Member of the Alaska House of Representatives from the 11th district
- In office January 15, 1979 – January 12, 1981 Serving with Ray Metcalfe
- Preceded by: Multi-member district
- Succeeded by: Bernard Bylsma

Personal details
- Born: Joyce Arnold December 13, 1930 Guthrie, Oklahoma
- Died: June 29, 2010 (aged 79) Anchorage, Alaska
- Party: Democratic
- Children: 4
- Education: Wichita State University
- Occupation: Mental health advocate, sculptor

= Joyce Munson =

American politician (1930-2010)

Joyce Arnold Munson (December 13, 1930 – June 29, 2010) was an American politician and mental health advocate. She was an elected member of the Alaska House of Representatives from January 1979 to January 1981. Before serving in the legislature, Munson was the Executive Director of the Alaska Mental Health Association.

== Early life and education ==
Munson was born in Guthrie, Oklahoma, and raised in Newton, Kansas, the daughter of Delbert Arnold and Ada Arnold (later Shuldberg). Her mother was from Utah.
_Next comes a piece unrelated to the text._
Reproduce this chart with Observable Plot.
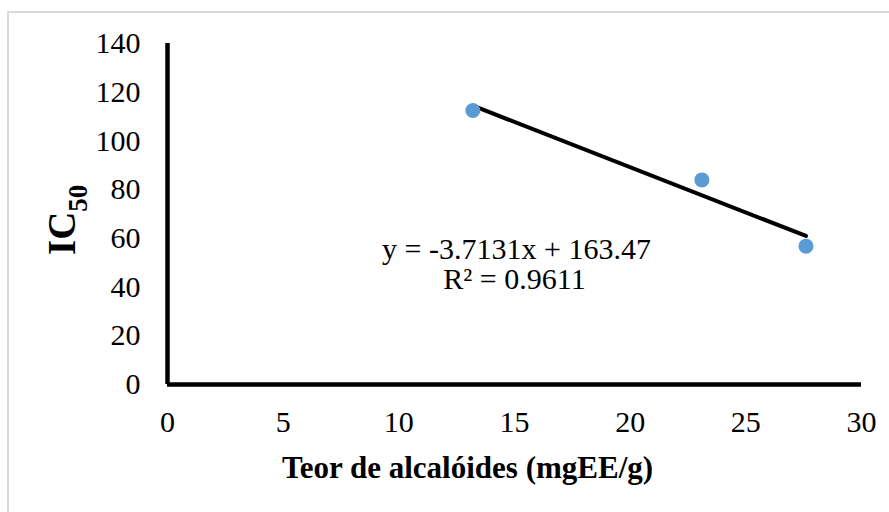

Munson attended Wichita State University.

== Career ==
Beginning in 1971, Munson was executive director of the Alaska Mental Health Association, and lobbied in the state capital for mental health clinics in Alaskan communities. In 1978 she ran for the Alaska House of Representatives as a Democrat, and won a seat. She served in the legislature from 1979 to 1981, and was vice chair of the committees on Commerce and Health, Education, and Social Services.

Munson ran for re-election in 1980, but lost. She ran for a seat in the state legislature again in 1982 and 1984. After her time in the legislature, Munson was deputy director of the Resource Development Council of Alaska, director of the Division of Pioneers Benefits, and a registered lobbyist.

Munson studied sculpture, and made papier-mâché figures with her children as models. She built fireplaces and swimming pools with cement at her family's home in the 1960s. In retirement, she ran a bed and breakfast, and pursued her artistic interests with her own pottery studio.

== Personal life ==
Munson was married to Joe Munson and had four children. The Munsons divorced in 1987. She died in 2010, at the age of 79, in Anchorage.